Since the curfew in Baghdad was extended indefinitely, the city has been dotted with military checkpoints.
By Adam Brookes
BBC News, Baghdad
Police have been stopping the few vehicles on the streets
The curfew means no vehicles at all can move - except for those of the police and military.
That, of course, makes it much harder for militiamen to move around.
They cannot transport supplies or ammunition. They cannot carry the 107mm rockets that are plaguing this city to launching sites.
If they try, they risk being spotted by American overhead surveillance - perhaps by unmanned drones or helicopters.
The American military released graphic footage on Saturday, filmed from the gun camera of an Apache attack helicopter, which showed militiamen on the move. And the missile which killed them.
Fresh food fading
For Baghdad's civilians, life grows more miserable by the hour.
The authorities appear to be allowing a little foot traffic but for the most part Baghdad's streets are empty. Most of its businesses are closed, as are schools.
Some neighbourhood markets are open, and in calmer parts of the city people are leaving their houses to shop.
But the curfew means no fresh food is coming into the city.
The vegetables on the stalls are now several days old, prompting expression of disgust from shoppers.

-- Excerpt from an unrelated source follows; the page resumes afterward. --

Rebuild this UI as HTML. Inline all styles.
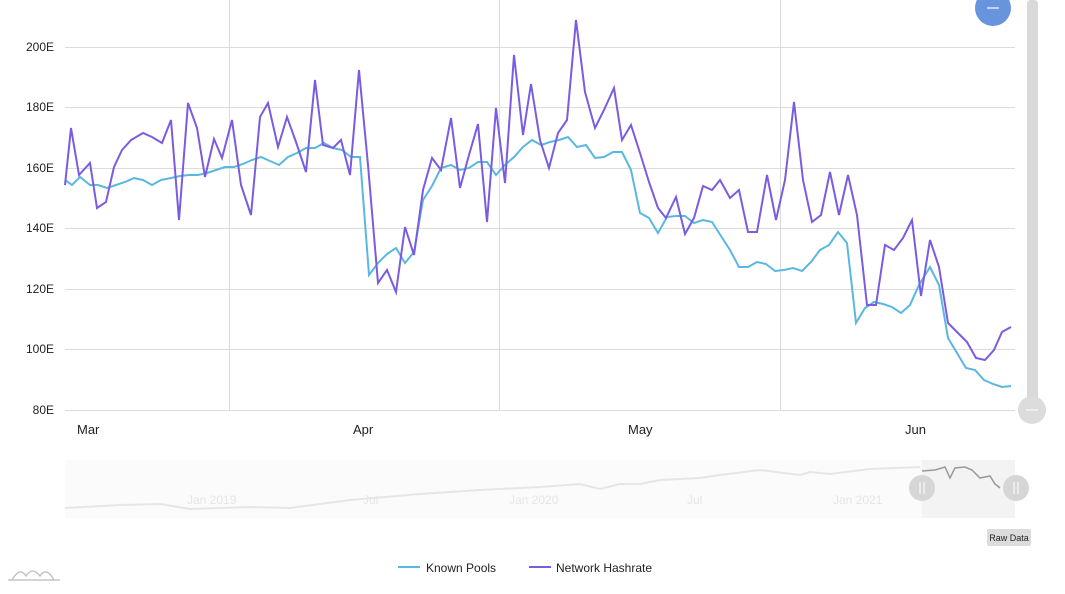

Nonetheless, they are selling out fast as people stock up for the coming days.
"Just onions and garlic left," said one after visiting a market in east Baghdad.
And prices are starting to rise. A kilo of tomatoes usually costs 1,250 Iraqi dinars (about $1). This morning, at the east Baghdad market, they were selling for 3,000 dinars.
A man out shopping said he had fought his way through a crush of people surrounding a stall that still displayed a pile of ageing tomatoes.
The boy working the stall refused to serve him, saying he needed to sell to local women who were trying to feed their families.
The man found his frustration tempered by the boy's insistence on serving those who needed the food most.
Chicken and petrol
Bakers in the same district say that in another two days they will no longer be able to bake bread.
Baghdad roads were empty of vehicle traffic on Sunday
Their flour will run out, and so will their kerosene. The baking and buying of bread is a neighbourhood ritual. It stops, Baghdadis say, only in abnormal, frightening times.
Each Iraqi family is guaranteed a supply of staples through a government distribution system - a holdover from the regime of Saddam Hussein.
Some families keep in their homes large stocks of flour, rice and lentils, obtained through their government ration cards.
Other families do not, preferring to sell those stocks for cash. The latter will find it harder to manage if the curfew lasts.
And that staple of Iraqi cooking, chicken, is getting harder to come by.
In supermarkets closed by the curfew many frozen chickens have spoiled. The freezers have not been running because nobody was there to turn on the generators when the power supply cut out - as it does several times a day.
Electricity shortages plague Baghdad at the best of times. Now people are unable to drive to petrol stations to fill jerry cans for generators. Even if they made it to the petrol station they would find that petrol supplies are running low.
Feeling the heat
Those who would normally work complain they are stuck at home, listening to long discussions between neighbours of the rights and wrongs of Prime Minister Nouri Maliki's confrontation with the militias.
They are following events on television, when the electricity supply allows.
Baghdad is getting hotter. The spring temperatures are already into the nineties. The city's paralysed.
Despite the curfew, another rocket has just crashed into the Green Zone. The American alarms are echoing across the Tigris river. And the power has cut out again.
Just a week ago, in odd moments, Baghdad felt like something resembling a normal city. Those moments now feel very far away indeed.